Almost everyone who does any form of Drupal development uses Drush - it's the Swiss Army Knife of the Drupal world. Drush is the Drupal Shell, and it lets you do a whole lot of amazing things with Drupal sites without actually going to the site, logging in, and clicking buttons. It's a command-line tool (and since I'm an old UNIX hand, it's just right for me.
Despite the fact that we all use Drush, it's pretty clear that some of us use it better than others. I'm often really impressed with seeing someone else use it effectively, with powerful aliases, and doing workflow things with drush that I could hardly imagine. And let's face it, we can't always have a mentor at hand.

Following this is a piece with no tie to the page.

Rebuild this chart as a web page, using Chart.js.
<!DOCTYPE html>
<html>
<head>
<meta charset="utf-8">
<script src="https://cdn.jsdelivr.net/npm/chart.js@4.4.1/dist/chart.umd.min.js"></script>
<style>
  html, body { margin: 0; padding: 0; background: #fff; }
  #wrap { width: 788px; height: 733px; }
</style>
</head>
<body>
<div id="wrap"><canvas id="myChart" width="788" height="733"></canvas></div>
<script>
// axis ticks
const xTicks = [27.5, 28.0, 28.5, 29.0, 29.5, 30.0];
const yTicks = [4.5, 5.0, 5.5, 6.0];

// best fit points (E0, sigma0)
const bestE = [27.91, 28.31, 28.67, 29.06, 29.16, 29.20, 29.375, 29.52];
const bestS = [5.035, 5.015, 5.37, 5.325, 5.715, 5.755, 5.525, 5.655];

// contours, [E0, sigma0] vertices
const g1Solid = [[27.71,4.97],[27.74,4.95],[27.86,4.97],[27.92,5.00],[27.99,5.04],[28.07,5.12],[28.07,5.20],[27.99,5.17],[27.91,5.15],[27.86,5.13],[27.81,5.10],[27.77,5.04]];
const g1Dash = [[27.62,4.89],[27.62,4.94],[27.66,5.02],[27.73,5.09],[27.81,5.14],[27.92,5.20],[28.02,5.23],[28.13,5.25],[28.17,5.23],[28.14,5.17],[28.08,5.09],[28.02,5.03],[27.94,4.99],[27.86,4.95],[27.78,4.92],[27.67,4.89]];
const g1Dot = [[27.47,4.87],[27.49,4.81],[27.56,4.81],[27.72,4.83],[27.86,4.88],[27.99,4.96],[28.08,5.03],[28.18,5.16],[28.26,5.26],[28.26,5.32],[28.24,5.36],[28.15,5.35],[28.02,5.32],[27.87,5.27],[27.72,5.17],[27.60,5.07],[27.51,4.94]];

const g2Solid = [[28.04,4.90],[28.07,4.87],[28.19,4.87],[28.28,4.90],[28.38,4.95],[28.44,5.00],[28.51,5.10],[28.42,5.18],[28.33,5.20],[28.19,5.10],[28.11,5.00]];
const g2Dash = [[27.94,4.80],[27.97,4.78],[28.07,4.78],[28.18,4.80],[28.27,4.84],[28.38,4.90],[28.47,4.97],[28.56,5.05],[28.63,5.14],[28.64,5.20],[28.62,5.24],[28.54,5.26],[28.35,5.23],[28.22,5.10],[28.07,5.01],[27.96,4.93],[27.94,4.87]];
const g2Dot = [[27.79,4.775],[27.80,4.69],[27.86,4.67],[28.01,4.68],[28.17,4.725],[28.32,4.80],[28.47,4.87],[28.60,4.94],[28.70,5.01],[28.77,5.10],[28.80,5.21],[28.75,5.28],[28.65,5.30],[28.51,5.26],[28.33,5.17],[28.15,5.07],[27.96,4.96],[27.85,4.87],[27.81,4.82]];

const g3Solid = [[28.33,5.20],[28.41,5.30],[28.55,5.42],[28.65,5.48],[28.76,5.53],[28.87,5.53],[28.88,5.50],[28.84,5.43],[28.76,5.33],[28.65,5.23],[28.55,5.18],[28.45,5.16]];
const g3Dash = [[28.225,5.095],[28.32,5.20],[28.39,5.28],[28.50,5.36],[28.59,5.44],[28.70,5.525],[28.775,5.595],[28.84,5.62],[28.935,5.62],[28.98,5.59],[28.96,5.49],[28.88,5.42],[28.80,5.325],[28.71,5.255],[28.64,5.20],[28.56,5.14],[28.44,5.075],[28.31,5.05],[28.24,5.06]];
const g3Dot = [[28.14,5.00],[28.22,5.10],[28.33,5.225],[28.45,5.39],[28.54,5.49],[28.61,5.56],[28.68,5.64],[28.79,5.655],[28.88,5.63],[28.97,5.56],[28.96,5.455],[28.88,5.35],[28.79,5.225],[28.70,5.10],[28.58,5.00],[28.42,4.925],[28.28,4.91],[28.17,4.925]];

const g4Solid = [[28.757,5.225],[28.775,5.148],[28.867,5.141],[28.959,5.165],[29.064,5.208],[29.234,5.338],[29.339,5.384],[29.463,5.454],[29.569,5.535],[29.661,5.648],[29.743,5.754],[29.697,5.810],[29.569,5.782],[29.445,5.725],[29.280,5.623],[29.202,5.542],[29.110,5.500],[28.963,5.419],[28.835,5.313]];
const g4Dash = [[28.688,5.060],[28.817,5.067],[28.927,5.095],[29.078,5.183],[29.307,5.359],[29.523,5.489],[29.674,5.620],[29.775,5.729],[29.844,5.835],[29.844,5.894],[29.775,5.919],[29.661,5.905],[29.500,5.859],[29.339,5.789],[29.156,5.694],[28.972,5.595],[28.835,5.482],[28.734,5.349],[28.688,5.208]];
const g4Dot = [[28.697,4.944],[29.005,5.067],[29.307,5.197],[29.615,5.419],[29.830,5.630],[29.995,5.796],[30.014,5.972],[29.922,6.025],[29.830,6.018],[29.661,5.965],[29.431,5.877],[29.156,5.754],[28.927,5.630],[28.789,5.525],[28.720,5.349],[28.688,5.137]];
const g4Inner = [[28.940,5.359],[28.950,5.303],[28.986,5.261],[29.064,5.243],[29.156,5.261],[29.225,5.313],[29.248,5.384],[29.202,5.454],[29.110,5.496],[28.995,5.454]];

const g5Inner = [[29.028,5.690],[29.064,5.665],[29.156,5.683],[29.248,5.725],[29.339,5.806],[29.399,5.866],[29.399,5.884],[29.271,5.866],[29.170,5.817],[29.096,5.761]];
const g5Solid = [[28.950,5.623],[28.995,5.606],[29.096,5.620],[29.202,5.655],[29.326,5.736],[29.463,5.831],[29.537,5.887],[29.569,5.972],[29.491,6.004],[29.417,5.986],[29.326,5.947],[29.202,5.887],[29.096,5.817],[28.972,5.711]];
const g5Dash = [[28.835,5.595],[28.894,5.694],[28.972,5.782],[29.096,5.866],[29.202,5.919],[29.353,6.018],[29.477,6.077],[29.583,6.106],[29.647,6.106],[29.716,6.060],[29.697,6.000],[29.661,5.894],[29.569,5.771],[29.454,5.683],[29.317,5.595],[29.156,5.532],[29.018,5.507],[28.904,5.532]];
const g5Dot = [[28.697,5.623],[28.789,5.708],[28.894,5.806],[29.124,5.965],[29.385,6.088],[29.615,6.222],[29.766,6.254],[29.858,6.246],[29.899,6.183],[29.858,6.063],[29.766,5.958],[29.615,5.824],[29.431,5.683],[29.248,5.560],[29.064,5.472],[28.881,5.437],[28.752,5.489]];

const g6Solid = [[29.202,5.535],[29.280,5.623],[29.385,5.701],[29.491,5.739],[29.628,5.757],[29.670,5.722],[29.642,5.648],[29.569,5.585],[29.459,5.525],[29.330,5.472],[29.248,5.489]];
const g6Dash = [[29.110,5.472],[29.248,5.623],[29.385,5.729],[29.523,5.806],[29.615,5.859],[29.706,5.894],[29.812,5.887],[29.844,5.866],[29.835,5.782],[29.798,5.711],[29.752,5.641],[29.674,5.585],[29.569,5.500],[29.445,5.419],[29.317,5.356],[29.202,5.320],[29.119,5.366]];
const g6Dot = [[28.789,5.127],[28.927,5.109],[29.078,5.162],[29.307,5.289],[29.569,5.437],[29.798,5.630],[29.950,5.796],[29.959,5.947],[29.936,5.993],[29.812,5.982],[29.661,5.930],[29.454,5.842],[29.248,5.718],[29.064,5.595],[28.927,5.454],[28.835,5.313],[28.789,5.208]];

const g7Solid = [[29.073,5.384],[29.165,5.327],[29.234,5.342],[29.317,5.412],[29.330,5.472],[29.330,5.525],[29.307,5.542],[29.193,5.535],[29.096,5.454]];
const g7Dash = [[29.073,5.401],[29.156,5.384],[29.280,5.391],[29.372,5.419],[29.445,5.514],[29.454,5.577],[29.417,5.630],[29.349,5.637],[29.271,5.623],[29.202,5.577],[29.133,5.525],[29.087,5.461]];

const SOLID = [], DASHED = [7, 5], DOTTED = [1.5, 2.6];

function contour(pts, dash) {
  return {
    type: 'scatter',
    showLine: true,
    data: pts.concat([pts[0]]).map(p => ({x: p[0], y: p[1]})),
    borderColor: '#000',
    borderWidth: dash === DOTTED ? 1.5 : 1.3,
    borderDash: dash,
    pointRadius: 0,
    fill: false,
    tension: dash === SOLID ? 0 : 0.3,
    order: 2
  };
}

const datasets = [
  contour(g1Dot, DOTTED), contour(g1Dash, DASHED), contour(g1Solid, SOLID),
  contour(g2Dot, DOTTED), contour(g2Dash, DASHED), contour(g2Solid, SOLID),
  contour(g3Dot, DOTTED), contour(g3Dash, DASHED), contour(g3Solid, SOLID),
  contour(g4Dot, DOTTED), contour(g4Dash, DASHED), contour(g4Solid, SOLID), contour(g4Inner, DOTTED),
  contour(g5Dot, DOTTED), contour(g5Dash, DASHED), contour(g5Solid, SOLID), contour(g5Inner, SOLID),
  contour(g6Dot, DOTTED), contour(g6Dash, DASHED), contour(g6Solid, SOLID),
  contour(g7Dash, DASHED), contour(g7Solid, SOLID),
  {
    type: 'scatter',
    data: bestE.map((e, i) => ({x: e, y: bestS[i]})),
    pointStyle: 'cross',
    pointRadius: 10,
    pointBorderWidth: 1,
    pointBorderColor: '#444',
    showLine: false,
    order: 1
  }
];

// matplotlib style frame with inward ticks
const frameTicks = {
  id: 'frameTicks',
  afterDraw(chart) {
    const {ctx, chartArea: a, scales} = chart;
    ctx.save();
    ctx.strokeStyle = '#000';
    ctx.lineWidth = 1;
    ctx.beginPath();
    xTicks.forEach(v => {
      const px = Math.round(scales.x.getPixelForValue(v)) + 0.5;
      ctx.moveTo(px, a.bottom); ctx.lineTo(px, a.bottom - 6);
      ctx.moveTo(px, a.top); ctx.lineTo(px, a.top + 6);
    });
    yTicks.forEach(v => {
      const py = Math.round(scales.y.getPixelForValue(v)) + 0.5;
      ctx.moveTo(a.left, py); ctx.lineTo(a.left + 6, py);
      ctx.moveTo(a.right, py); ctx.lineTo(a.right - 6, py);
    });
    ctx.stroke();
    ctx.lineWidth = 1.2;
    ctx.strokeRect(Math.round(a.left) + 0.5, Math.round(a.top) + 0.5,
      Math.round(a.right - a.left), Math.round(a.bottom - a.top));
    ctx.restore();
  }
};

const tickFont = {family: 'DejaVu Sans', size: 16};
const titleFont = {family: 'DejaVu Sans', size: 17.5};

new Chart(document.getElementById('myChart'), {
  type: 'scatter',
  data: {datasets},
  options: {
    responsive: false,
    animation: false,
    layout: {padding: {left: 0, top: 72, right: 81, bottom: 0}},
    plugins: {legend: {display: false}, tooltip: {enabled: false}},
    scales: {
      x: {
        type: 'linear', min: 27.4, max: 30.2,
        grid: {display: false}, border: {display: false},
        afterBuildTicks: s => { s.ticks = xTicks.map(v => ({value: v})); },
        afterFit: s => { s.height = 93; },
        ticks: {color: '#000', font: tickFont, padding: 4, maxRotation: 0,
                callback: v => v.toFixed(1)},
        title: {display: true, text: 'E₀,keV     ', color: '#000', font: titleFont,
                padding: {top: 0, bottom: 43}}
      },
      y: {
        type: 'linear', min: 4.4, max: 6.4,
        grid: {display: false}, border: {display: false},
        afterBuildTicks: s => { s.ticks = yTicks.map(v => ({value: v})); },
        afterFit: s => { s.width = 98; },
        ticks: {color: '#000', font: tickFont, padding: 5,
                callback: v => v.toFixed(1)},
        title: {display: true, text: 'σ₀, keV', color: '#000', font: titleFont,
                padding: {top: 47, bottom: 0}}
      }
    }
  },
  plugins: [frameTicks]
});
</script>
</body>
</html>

This book, Drush for Developers Second Edition, can be your mentor. It's a pretty quick read (a little over 150 pages) as technical books go. It covers a lot of territory along the way, though. As all these books seem to do, it starts out with installing Drush on your server, and then moves forward into using it. Though I've been using Drush for some time now, I never have quite been able to grasp the more advanced uses, like using Drush to move code and features from development to test to production, for example. This book give a really good idea of how to do some of those functions.
It's also good at giving simple examples of doing things like developing code to interact with Drush, and getting the most out of Drush in a developer enviromnent.
The chapters in the book cover a lot
- Keeping your code and database synced up in different environments.
- Running and monitoring tasks in Drupal
- Doing debugging and error handling in Drush- I found this chapter particularly enlightening (and as it turns out I really wish I had read it last week when I desperately needed it.)
- Managing local and remote environments - running remote environments in Drush, and writing concise aliases.
- Setting up a development workflow using Drush - this gave me some great ideas for streamlining things I now do by hand - I'm really looking forward to trying this out.
Now if I only understood why this is the Second Edition when the first was apparently never published?